CARBON DIOXIDE (Co2)
- Good for live electrical appliances as the gas can penetrate the equipment.
- Also suitable for smaller Class B fires.
- Works by smothering and displacing the oxygen. (i.e. it is a heavier gas than oxygen so pushes it down and out of the area.)
- Does not cause residual damage.
- Little or no cooling effective so re-ignition of the fire is a risk.
- Oxygen is depleted in the discharge area, so may cause asphyxiation in a confined space.
- Gas discharge can be very noisy causing alarm to an inexperienced user.
- The user needs to get relatively close to the fire for maximum effectiveness.
- Limited results if used externally as the gas dissipates quickly into the atmosphere causing the risk of re ignition.
- The discharge horn can get ice-cold very quickly.
VAPORISING LIQUIDS. (Halotron)
- Safe on Class A and Class B fires.
- Also effective on live electrical and electronic equipment, particularly electronic areas such as computer rooms, telecom and clean rooms.
- Has little environmental impact and leaves no residual mess.
- Works by releasing a heavy vapour which excludes oxygen and interrupts the combustion process.
- Price and sometimes availability in the UK.
- Developed to replace the ozone depleting Halon extinguishers formerly used to protect electronic systems.
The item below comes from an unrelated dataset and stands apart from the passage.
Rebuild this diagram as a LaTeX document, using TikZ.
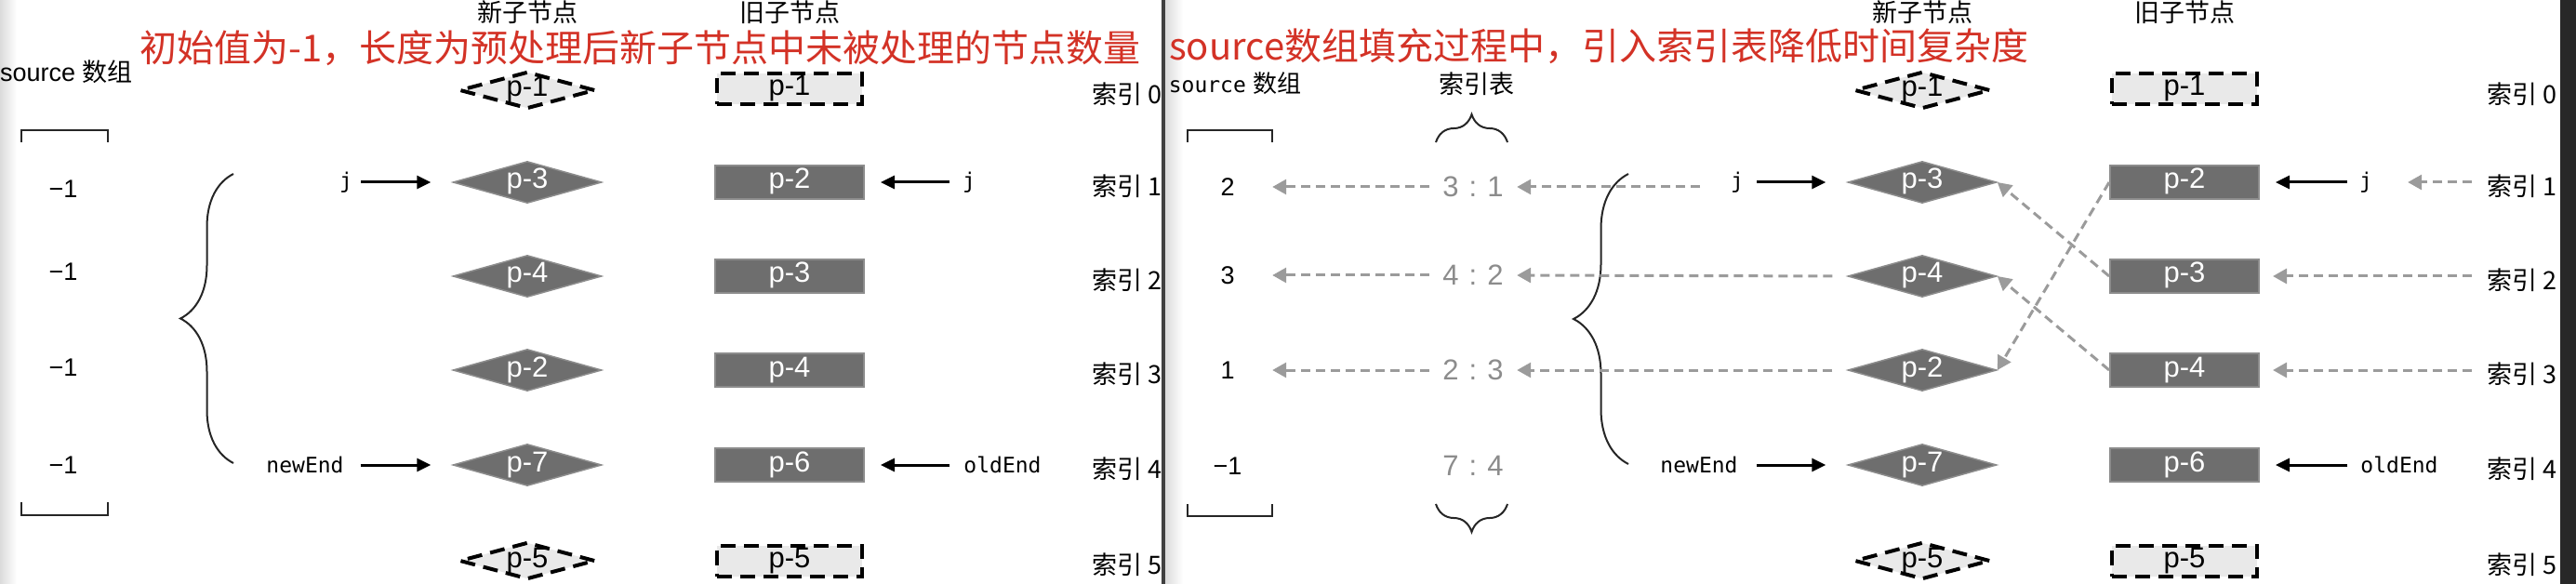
\documentclass[tikz,border=0pt]{standalone}
\usepackage{fontspec}
\setmainfont{Liberation Sans}
\setmonofont{DejaVu Sans Mono}
\newfontfamily\cjk{Noto Sans CJK SC}
\usepackage{tikz}
\usetikzlibrary{shapes.geometric, arrows.meta, decorations.pathreplacing}
\definecolor{NodeDark}{RGB}{110,110,110}
\definecolor{NodeEdge}{RGB}{140,140,140}
\definecolor{GhostFill}{RGB}{233,233,233}
\definecolor{TitleRed}{RGB}{211,50,38}
\definecolor{LinkGray}{RGB}{155,155,155}
\definecolor{TableGray}{RGB}{140,140,140}
\definecolor{BarDark}{RGB}{40,40,40}

\begin{document}
\begin{tikzpicture}[x=1pt, y=-1pt,
    plabel/.style={font=\fontsize{31}{33}\selectfont, text height=18pt, text depth=4pt, inner sep=0pt},
    newnode/.style={plabel, diamond, aspect=3.5, fill=NodeDark, draw=NodeEdge, line width=1.5pt,
                    text=white, minimum width=160pt, minimum height=45pt},
    ghostnew/.style={plabel, diamond, aspect=3.5, fill=GhostFill, draw=black, line width=4pt,
                     dash pattern=on 16pt off 9pt, minimum width=146pt, minimum height=40pt},
    oldnode/.style={plabel, rectangle, fill=NodeDark, draw=NodeEdge, line width=2pt,
                    text=white, minimum width=160pt, minimum height=36pt},
    ghostold/.style={plabel, rectangle, fill=GhostFill, draw=black, line width=4pt,
                     dash pattern=on 16pt off 9pt, minimum width=156pt, minimum height=33pt},
    head/.style={font=\cjk\fontsize{27}{30}\selectfont, inner sep=0pt},
    idx/.style={font=\cjk\fontsize{27}{30}\selectfont, inner sep=0pt, anchor=west},
    title/.style={font=\cjk\fontsize{40}{44}\selectfont, text=TitleRed, inner sep=0pt, anchor=west},
    ptrlabel/.style={font=\ttfamily\fontsize{23}{26}\selectfont, inner sep=0pt},
    val/.style={font=\fontsize{27}{30}\selectfont, inner sep=0pt},
    cell/.style={font=\fontsize{31}{33}\selectfont, text=TableGray, inner sep=0pt, minimum width=94pt},
    ptr/.style={line width=3pt, -{Triangle[length=15pt, width=14pt]}},
    link/.style={draw=LinkGray, line width=3pt, dash pattern=on 10pt off 6pt,
                 -{Triangle[length=15pt, width=16pt]}},
    bracket/.style={line width=2pt, black!85},
    bracestyle/.style={line width=2pt, black!85, decorate}
  ]
  \useasboundingbox (0,0) rectangle (2770,628);

  % window edges
  \shade[left color=black!14, right color=white] (0,0) rectangle (18,628);
  \shade[left color=black!14, right color=white] (1253,0) rectangle (1272,628);
  \fill[black!75] (1249,0) rectangle (1253,628);
  \fill[BarDark] (2753,0) rectangle (2770,628);

  % both panels share the node columns
  \foreach \dx/\pan in {0/L, 1500/R} {
    \node[head] (newhead\pan) at (567+\dx, 13) {新子节点};
    \node[head] (oldhead\pan) at (849+\dx, 13) {旧子节点};
    \node[ghostnew] (n\pan0) at (567+\dx, 97) {p-1};
    \node[ghostnew] (n\pan5) at (567+\dx, 603) {p-5};
    \node[ghostold] (o\pan0) at (849+\dx, 96) {p-1};
    \node[ghostold] (o\pan5) at (849+\dx, 603) {p-5};
    \foreach \row/\y/\nlab/\olab in {1/196/3/2, 2/297/4/3, 3/398/2/4, 4/500/7/6} {
      \node[newnode] (n\pan\row) at (567+\dx, \y) {p-\nlab};
      \node[oldnode] (o\pan\row) at (849+\dx, \y) {p-\olab};
    }
    \foreach \row/\y in {0/97, 1/196, 2/297, 3/398, 4/500, 5/603}
      \node[idx] (i\pan\row) at (1174+\dx, \y+4) {索引 \row};
  }

  % titles
  \node[title] (titleL) at (150,52) {初始值为-1，长度为预处理后新子节点中未被处理的节点数量};
  \node[title] (titleR) at (1257,50) {source数组填充过程中，引入索引表降低时间复杂度};

  % left panel: source array
  \node[val, anchor=west] (srcL) at (0,77) {source {\cjk 数组}};
  \draw[bracket] (23,153) -- (23,140) -- (116,140) -- (116,153);
  \draw[bracket] (23,540) -- (23,554) -- (116,554) -- (116,540);
  \foreach \k/\y in {1/203, 2/292, 3/395, 4/500}
    \node[val] (vL\k) at (68,\y) {−1};
  \draw[bracestyle, decoration={brace, amplitude=57pt}] (251,498) -- (251,187);

  \node[ptrlabel] (jL) at (372,196) {j};
  \node[ptrlabel] (neL) at (328,500) {newEnd};
  \node[ptrlabel] (jR) at (1042,196) {j};
  \node[ptrlabel] (oeL) at (1078,500) {oldEnd};
  \draw[ptr, shorten <=9pt, shorten >=23pt] (jL) -- (nL1);
  \draw[ptr, shorten <=18pt, shorten >=23pt] (neL) -- (nL4);
  \draw[ptr, shorten <=14pt, shorten >=17pt] (jR) -- (oL1);
  \draw[ptr, shorten <=15pt, shorten >=17pt] (oeL) -- (oL4);

  % right panel: source array and key table
  \node[inner sep=0pt, font=\fontsize{26}{28}\selectfont] (srcR) at (1328,90)
        {{\ttfamily\fontsize{23}{26}\selectfont source} {\cjk 数组}};
  \node[head] (tabhead) at (1588,90) {索引表};
  \draw[bracket] (1277,153) -- (1277,140) -- (1368,140) -- (1368,153);
  \draw[bracket] (1277,542) -- (1277,555) -- (1368,555) -- (1368,542);
  \draw[bracestyle, decoration={brace, amplitude=30pt}] (1544,153) -- (1621,153);
  \draw[bracestyle, decoration={brace, amplitude=30pt}] (1621,542) -- (1544,542);
  \foreach \k/\y/\num in {1/201/2, 2/296/3, 3/398/1, 4/501/−1}
    \node[val, minimum width=96pt] (vR\k) at (1320,\y) {\num};
  \foreach \k/\y/\cellv in {1/201/3\hspace{11pt}:\hspace{11pt}1, 2/296/4\hspace{11pt}:\hspace{11pt}2,
                            3/398/2\hspace{11pt}:\hspace{11pt}3, 4/501/7\hspace{11pt}:\hspace{11pt}4}
    \node[cell] (tR\k) at (1584,\y) {\cellv};
  \foreach \k in {1,2,3}
    \draw[link] (tR\k.west) -- (vR\k.east);
  \draw[bracestyle, decoration={brace, amplitude=59pt}] (1751,499) -- (1751,187);

  \node[ptrlabel] (jN) at (1868,196) {j};
  \node[ptrlabel] (neN) at (1827,500) {newEnd};
  \node[ptrlabel] (jO) at (2544,196) {j};
  \node[ptrlabel] (oeO) at (2580,500) {oldEnd};
  \draw[ptr, shorten <=14pt, shorten >=23pt] (jN) -- (nR1);
  \draw[ptr, shorten <=20pt, shorten >=23pt] (neN) -- (nR4);
  \draw[ptr, shorten <=13pt, shorten >=17pt] (jO) -- (oR1);
  \draw[ptr, shorten <=14pt, shorten >=17pt] (oeO) -- (oR4);

  % lookups into the key table
  \coordinate (jtail) at (1828,201);
  \draw[link] (jtail) -- (tR1.east);
  \draw[link, shorten <=16pt] (nR2.west) -- (tR2.east);
  \draw[link, shorten <=16pt] (nR3.west) -- (tR3.east);
  % old positions matched to new ones
  \draw[link] (oR1.west) -- (nR3.east);
  \draw[link] (oR2.west) -- (nR1.east);
  \draw[link] (oR3.west) -- (nR2.east);
  \draw[link, shorten <=16pt, shorten >=38pt] (jO.east -| iR1.west) -- (jO.east);
  \draw[link, shorten <=16pt, shorten >=14pt] (oR2.east -| iR2.west) -- (oR2.east);
  \draw[link, shorten <=16pt, shorten >=14pt] (oR3.east -| iR3.west) -- (oR3.east);
\end{tikzpicture}
\end{document}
Halon is now illegal in the UK apart from specialist installations such as military and the Channel Tunnel for example.
- Developed for Class F fires where cooking fat/oils have ignited.
- Reduces the risk of re-ignition.
- Works by laying an alkaline solution over the burning oil that produces a soapy layer trapping the hot vapour, excluding oxygen and providing some cooling.
- Expensive to initially purchase and have refilled.
Fire extinguisher identification.
All common types of fire extinguishers in the UK are colour coded for quick identification.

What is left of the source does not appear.